* [Supplied information]:
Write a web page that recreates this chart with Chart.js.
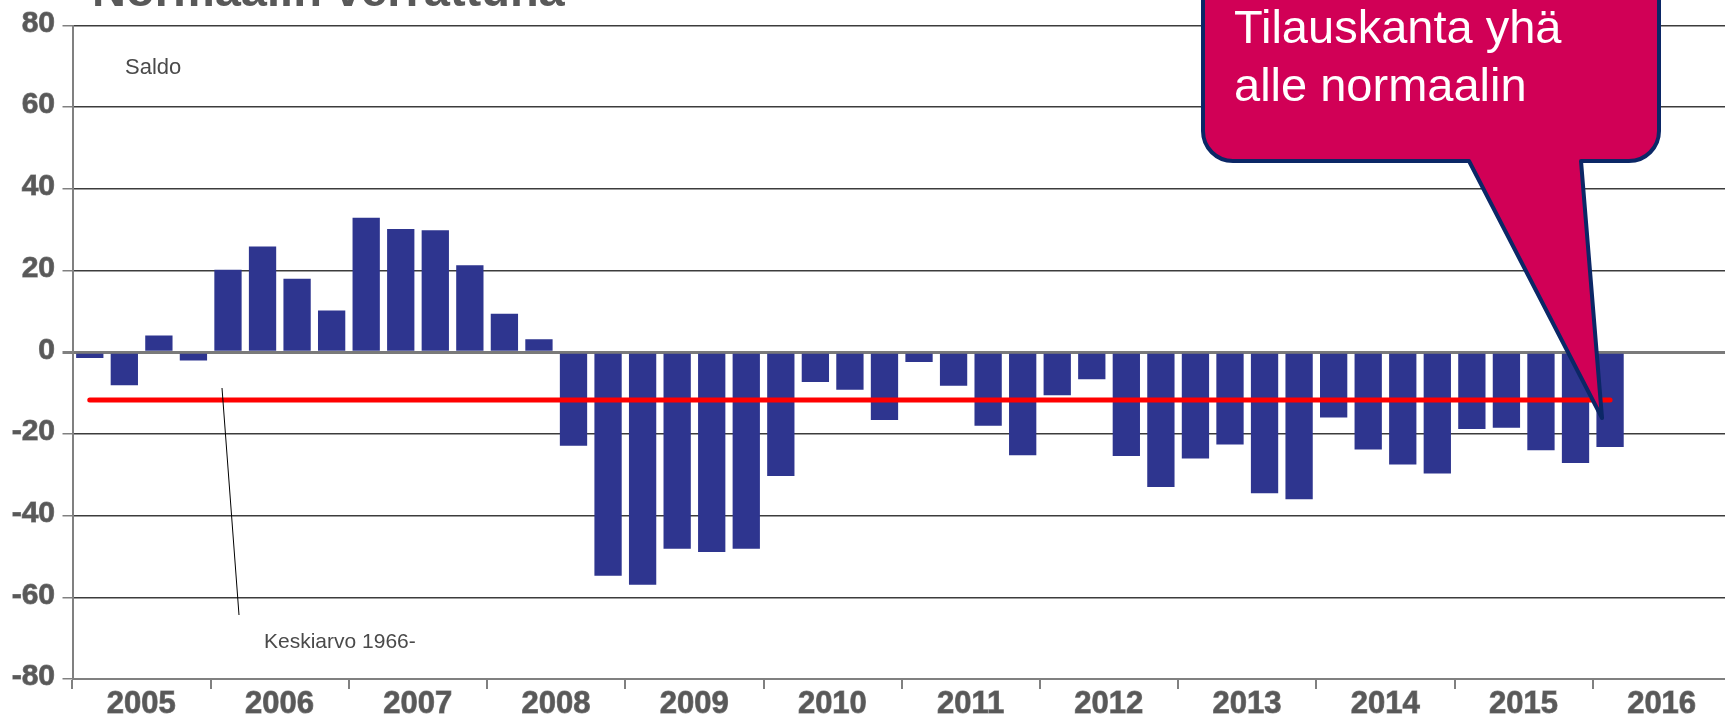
<!DOCTYPE html>
<html>
<head>
    <title>Tilauskanta normaaliin verrattuna</title>
    <script src="https://cdn.jsdelivr.net/npm/chart.js"></script>
    <style>
        html, body {
            margin: 0;
            padding: 0;
            overflow: hidden;
            background: #ffffff;
        }
        .chart-container {
            position: absolute;
            left: 0;
            top: 0;
            width: 1740px;
            height: 720px;
        }
    </style>
</head>
<body>
<div class="chart-container">
    <canvas id="saldoChart" width="1740" height="720"></canvas>
</div>

<script>
    // vuodet ja neljännekset
    const years = ['2005', '2006', '2007', '2008', '2009', '2010', '2011', '2012', '2013', '2014', '2015', '2016'];
    const quarters = ['Q1', 'Q2', 'Q3', 'Q4'];

    // saldoluvut 2005 Q1 - 2016 Q1
    const saldo = [
        -1.4, -8.1, 4.1, -2.0,
        20.2, 25.9, 18.0, 10.2,
        32.9, 30.2, 29.9, 21.3,
        9.4, 3.2, -22.9, -54.7,
        -56.9, -48.1, -48.9, -48.1,
        -30.3, -7.3, -9.2, -16.6,
        -2.4, -8.2, -18.0, -25.2,
        -10.5, -6.6, -25.4, -33.0,
        -26.0, -22.6, -34.5, -36.0,
        -16.0, -23.8, -27.5, -29.7,
        -18.8, -18.5, -24.0, -27.1,
        -23.2
    ];

    // keskiarvo 1966-
    const avgValue = -11.7;
    const avgStart = '2005 Q1';
    const avgEnd = '2016 Q1';

    const yTicks = [-80, -60, -40, -20, 0, 20, 40, 60, 80];

    const barColor = '#2E358F';
    const avgColor = '#FF0000';
    const labelColor = '#595959';
    const axisColor = '#808080';

    const labels = [];
    years.forEach(y => quarters.forEach(q => labels.push(y + ' ' + q)));

    // otsikko, tekstit ja puhekupla
    const extras = {
        id: 'extras',
        afterDatasetsDraw(chart) {
            const ctx = chart.ctx;
            ctx.save();
            // otsikko (yläosa leikkautuu)
            ctx.fillStyle = labelColor;
            ctx.font = 'bold 47px "Liberation Sans", Arial, sans-serif';
            ctx.textBaseline = 'alphabetic';
            ctx.textAlign = 'left';
            ctx.fillText('Normaalin verrattuna', 92, 6);

            ctx.fillStyle = '#4a4a4a';
            ctx.font = '22px "Liberation Sans", Arial, sans-serif';
            ctx.textBaseline = 'middle';
            ctx.fillText('Saldo', 125, 68);
            ctx.font = '21px "Liberation Sans", Arial, sans-serif';
            ctx.fillText('Keskiarvo 1966-', 264, 642);

            ctx.strokeStyle = '#000000';
            ctx.lineWidth = 1;
            ctx.beginPath();
            ctx.moveTo(222, 388);
            ctx.lineTo(239, 615);
            ctx.stroke();
            ctx.restore();
        },
        afterDraw(chart) {
            const ctx = chart.ctx;
            const L = 1203, R = 1659, T = -40, B = 161, r = 30;
            ctx.save();
            ctx.beginPath();
            ctx.moveTo(L + r, T);
            ctx.lineTo(R - r, T);
            ctx.arcTo(R, T, R, T + r, r);
            ctx.lineTo(R, B - r);
            ctx.arcTo(R, B, R - r, B, r);
            ctx.lineTo(1581, B);
            ctx.lineTo(1602, 418);
            ctx.lineTo(1469, B);
            ctx.lineTo(L + r, B);
            ctx.arcTo(L, B, L, B - r, r);
            ctx.lineTo(L, T + r);
            ctx.arcTo(L, T, L + r, T, r);
            ctx.closePath();
            ctx.fillStyle = '#D10056';
            ctx.fill();
            ctx.strokeStyle = '#0B2766';
            ctx.lineWidth = 4;
            ctx.lineJoin = 'round';
            ctx.stroke();

            ctx.fillStyle = '#ffffff';
            ctx.font = '47px "Liberation Sans", Arial, sans-serif';
            ctx.textBaseline = 'alphabetic';
            ctx.textAlign = 'left';
            ctx.fillText('Tilauskanta yhä', 1234, 43);
            ctx.fillText('alle normaalin', 1234, 101);
            ctx.restore();
        }
    };

    const chart = new Chart(document.getElementById('saldoChart'), {
        type: 'bar',
        data: {
            labels: labels,
            datasets: [
                {
                    label: 'Keskiarvo 1966-',
                    type: 'line',
                    data: [{x: avgStart, y: avgValue}, {x: avgEnd, y: avgValue}],
                    borderColor: avgColor,
                    borderWidth: 5,
                    borderCapStyle: 'round',
                    pointRadius: 0,
                    order: 0
                },
                {
                    label: 'Saldo',
                    data: saldo,
                    backgroundColor: barColor,
                    borderWidth: 0,
                    barPercentage: 0.79,
                    categoryPercentage: 1.0,
                    order: 1
                }
            ]
        },
        options: {
            responsive: false,
            animation: false,
            layout: {
                padding: {top: 25, right: 9, left: 0, bottom: 0}
            },
            plugins: {
                legend: {display: false},
                tooltip: {enabled: false}
            },
            scales: {
                x: {
                    offset: true,
                    afterFit: (scale) => { scale.height = 41; },
                    border: {color: axisColor, width: 2},
                    grid: {
                        offset: true,
                        drawOnChartArea: false,
                        drawTicks: true,
                        tickLength: 10,
                        color: (c) => (c.index % 4 === 0 ? axisColor : 'rgba(0,0,0,0)'),
                        lineWidth: 2
                    },
                    ticks: {
                        autoSkip: false,
                        maxRotation: 0,
                        labelOffset: 17,
                        padding: 0,
                        color: labelColor,
                        textStrokeColor: 'rgba(89,89,89,0.7)',
                        textStrokeWidth: 1,
                        font: {family: '"Liberation Sans", Arial, sans-serif', size: 31, weight: 'bold', lineHeight: 1},
                        callback: function(value, index) {
                            return index % 4 === 1 ? years[Math.floor(index / 4)] : '';
                        }
                    }
                },
                y: {
                    min: yTicks[0],
                    max: yTicks[yTicks.length - 1],
                    afterFit: (scale) => { scale.width = 72.5; },
                    afterBuildTicks: (scale) => { scale.ticks = yTicks.map(v => ({value: v})); },
                    border: {color: axisColor, width: 2},
                    grid: {
                        tickLength: 10,
                        tickColor: axisColor,
                        color: (c) => {
                            if (c.tick && c.tick.value === 0) return '#7a7a7a';
                            if (c.tick && c.tick.value === -80) return axisColor;
                            return '#3c3c3c';
                        },
                        lineWidth: (c) => (c.tick && c.tick.value === 0 ? 3 : 1.5)
                    },
                    ticks: {
                        padding: 7.5,
                        labelOffset: -2,
                        color: labelColor,
                        textStrokeColor: 'rgba(89,89,89,0.7)',
                        textStrokeWidth: 1,
                        font: {family: '"Liberation Sans", Arial, sans-serif', size: 30, weight: 'bold'}
                    }
                }
            }
        },
        plugins: [extras]
    });
</script>
</body>
</html>
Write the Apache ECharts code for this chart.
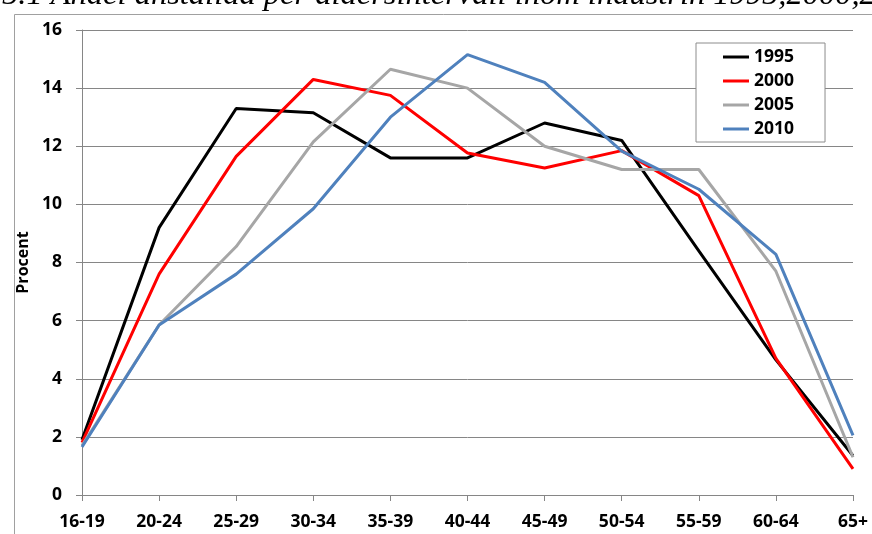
<!DOCTYPE html>
<html>
<head>
<meta charset="utf-8">
<script src="https://cdn.jsdelivr.net/npm/echarts@6/dist/echarts.min.js"></script>
<style>html,body{margin:0;padding:0;background:#fff;}#c{width:872px;height:534px;}</style>
</head>
<body>
<div id="c"></div>
<script>
var titleText = '5.1 Andel anställda per åldersintervall inom industrin 1995,2000,2005,2010';
var categories = ['16-19','20-24','25-29','30-34','35-39','40-44','45-49','50-54','55-59','60-64','65+'];
var seriesNames = ['1995','2000','2005','2010'];
var s1995 = [1.9, 9.2, 13.3, 13.15, 11.6, 11.6, 12.8, 12.2, 8.4, 4.65, 1.35];
var s2000 = [1.8, 7.6, 11.65, 14.3, 13.75, 11.77, 11.25, 11.85, 10.3, 4.7, 0.9];
var s2005 = [1.7, 5.85, 8.55, 12.15, 14.65, 14.0, 12.0, 11.2, 11.2, 7.7, 1.3];
var s2010 = [1.65, 5.85, 7.6, 9.85, 13.0, 15.15, 14.2, 11.83, 10.52, 8.28, 2.05];
var seriesData = [s1995, s2000, s2005, s2010];
var colors = ['#000000', '#ff0000', '#a6a6a6', '#4f81bd'];
var font = '"Open Sans", "Noto Sans", sans-serif';

var chart = echarts.init(document.getElementById('c'), null, {renderer: 'canvas'});
chart.setOption({
  backgroundColor: '#ffffff',
  animation: false,
  color: colors,
  graphic: [
    {type: 'rect', left: 12, top: 12, shape: {width: 900, height: 560}, style: {fill: 'none', stroke: '#a0a0a0', lineWidth: 1}, z: -1},
    {type: 'text', left: 2, top: -21, style: {text: titleText, font: 'italic 32.5px "Liberation Serif", "DejaVu Serif", serif', fill: '#000'}}
  ],
  grid: {left: 82, right: 19, top: 30, bottom: 39},
  legend: {
    left: 696, top: 43, orient: 'vertical',
    padding: [4, 31, 3, 27],
    itemWidth: 26, itemHeight: 3, itemGap: 4, itemTextGap: 2,
    icon: 'rect',
    backgroundColor: '#ffffff', borderColor: '#8c8c8c', borderWidth: 1,
    textStyle: {fontFamily: font, fontWeight: 700, fontSize: 17.5, color: '#000', lineHeight: 20},
    data: seriesNames
  },
  xAxis: {
    type: 'category', data: categories, boundaryGap: false,
    axisLine: {lineStyle: {color: '#868686', width: 1}},
    axisTick: {show: true, alignWithLabel: true, length: 6, lineStyle: {color: '#868686'}},
    axisLabel: {fontFamily: font, fontWeight: 700, fontSize: 17.5, color: '#000', margin: 18, interval: 0},
    splitLine: {show: false}
  },
  yAxis: {
    type: 'value', min: 0, max: 16, interval: 2,
    name: 'Procent', nameLocation: 'middle', nameGap: 43, nameRotate: 90,
    nameTextStyle: {fontFamily: font, fontWeight: 700, fontSize: 16, color: '#000'},
    axisLine: {show: true, lineStyle: {color: '#868686', width: 1}},
    axisTick: {show: true, length: 6, lineStyle: {color: '#868686'}},
    axisLabel: {fontFamily: font, fontWeight: 700, fontSize: 17.5, color: '#000', margin: 20},
    splitLine: {show: true, lineStyle: {color: '#868686', width: 1}}
  },
  series: seriesNames.map(function (n, i) {
    return {
      name: n, type: 'line', data: seriesData[i], symbol: 'none',
      lineStyle: {width: 3, color: colors[i]}, itemStyle: {color: colors[i]}
    };
  })
});
</script>
</body>
</html>
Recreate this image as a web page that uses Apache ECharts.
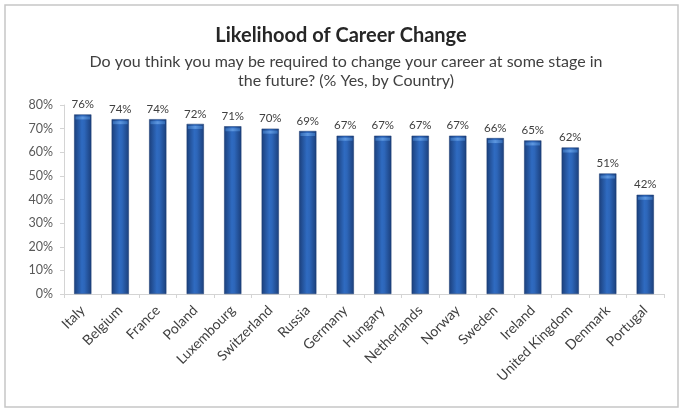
<!DOCTYPE html>
<html>
<head>
<meta charset="utf-8">
<script src="https://cdn.jsdelivr.net/npm/echarts@6/dist/echarts.min.js"></script>
<style>
  html, body { margin: 0; padding: 0; background: #ffffff; }
  #chart { width: 682px; height: 412px; }
</style>
</head>
<body>
<div id="chart"></div>
<script>
// Survey results: share answering "Yes", by country
const countries = ['Italy', 'Belgium', 'France', 'Poland', 'Luxembourg', 'Switzerland', 'Russia', 'Germany',
  'Hungary', 'Netherlands', 'Norway', 'Sweden', 'Ireland', 'United Kingdom', 'Denmark', 'Portugal'];
const yesShare = [76, 74, 74, 72, 71, 70, 69, 67, 67, 67, 67, 66, 65, 62, 51, 42];
const yTicks = [0, 10, 20, 30, 40, 50, 60, 70, 80];

const titleText = 'Likelihood of Career Change';
const subtitleText = 'Do you think you may be required to change your career at some stage in\nthe future? (% Yes, by Country)';

const chart = echarts.init(document.getElementById('chart'), null, { renderer: 'canvas' });

// cylinder-like shading across each column
const barFill = new echarts.graphic.LinearGradient(0, 0, 1, 0, [
  { offset: 0, color: '#1b3f7b' },
  { offset: 0.45, color: '#2f6bc1' },
  { offset: 0.6, color: '#2d66b9' },
  { offset: 1, color: '#1b3f7b' }
]);
// lighter rim at the top of each column
const capFill = new echarts.graphic.LinearGradient(0, 0, 1, 0, [
  { offset: 0, color: '#336bb5' },
  { offset: 0.5, color: '#5d97e0' },
  { offset: 1, color: '#336bb5' }
]);

chart.setOption({
  animation: false,
  backgroundColor: '#ffffff',
  graphic: [{
    type: 'rect',
    shape: { x: 5, y: 5, width: 673, height: 402 },
    style: { fill: 'none', stroke: '#c6c6c6', lineWidth: 1.5 },
    silent: true
  }],
  title: [{
    text: titleText,
    left: 'center',
    top: 21,
    textStyle: { fontFamily: 'Lato', fontWeight: 'bold', fontSize: 20, color: '#262626' }
  }, {
    text: subtitleText,
    left: 341,
    top: 47,
    textAlign: 'center',
    textStyle: { fontFamily: 'Lato', fontWeight: 'normal', fontSize: 16, color: '#404040', lineHeight: 19, align: 'center' }
  }],
  grid: { left: 64, right: 18, top: 105, bottom: 118, containLabel: false },
  xAxis: {
    type: 'category',
    data: countries,
    axisLine: { lineStyle: { color: '#d4d4d4', width: 1 } },
    axisTick: { show: true, alignWithLabel: false, length: 4, lineStyle: { color: '#d4d4d4' } },
    axisLabel: {
      interval: 0, rotate: 45, margin: 14,
      fontFamily: 'Lato', fontSize: 14, color: '#404040'
    }
  },
  yAxis: {
    type: 'value',
    min: yTicks[0],
    max: yTicks[yTicks.length - 1],
    interval: 10,
    splitLine: { show: false },
    axisLine: { show: true, lineStyle: { color: '#d4d4d4', width: 1 } },
    axisTick: { show: true, length: 4, lineStyle: { color: '#d4d4d4' } },
    axisLabel: {
      formatter: v => v + '%', margin: 11,
      fontFamily: 'Lato', fontSize: 12.5, color: '#595959'
    }
  },
  series: [{
    type: 'bar',
    data: yesShare,
    barWidth: '46%',
    barGap: '-100%',
    itemStyle: { color: barFill, borderColor: '#18386e', borderWidth: 0.5 },
    label: {
      show: true, position: 'top', distance: 4,
      formatter: p => p.value + '%',
      fontFamily: 'Lato', fontSize: 11.5, color: '#404040'
    },
    z: 2
  }, {
    type: 'pictorialBar',
    data: yesShare,
    barWidth: '46%',
    barGap: '-100%',
    symbol: 'rect',
    symbolSize: ['85%', 3],
    symbolPosition: 'end',
    symbolOffset: [0, 2],
    itemStyle: { color: capFill },
    silent: true,
    z: 3
  }]
});
</script>
</body>
</html>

* [Exercise directions]:
Beginning with the first line of the records above, extract each line exactly through the line that holds "const quarters = ['Q1', 'Q2', 'Q3', 'Q4'];", both ends included. Omit pictures.

* [Task output]:
Write a web page that recreates this chart with Chart.js.
<!DOCTYPE html>
<html>
<head>
    <title>Tilauskanta normaaliin verrattuna</title>
    <script src="https://cdn.jsdelivr.net/npm/chart.js"></script>
    <style>
        html, body {
            margin: 0;
            padding: 0;
            overflow: hidden;
            background: #ffffff;
        }
        .chart-container {
            position: absolute;
            left: 0;
            top: 0;
            width: 1740px;
            height: 720px;
        }
    </style>
</head>
<body>
<div class="chart-container">
    <canvas id="saldoChart" width="1740" height="720"></canvas>
</div>

<script>
    // vuodet ja neljännekset
    const years = ['2005', '2006', '2007', '2008', '2009', '2010', '2011', '2012', '2013', '2014', '2015', '2016'];
    const quarters = ['Q1', 'Q2', 'Q3', 'Q4'];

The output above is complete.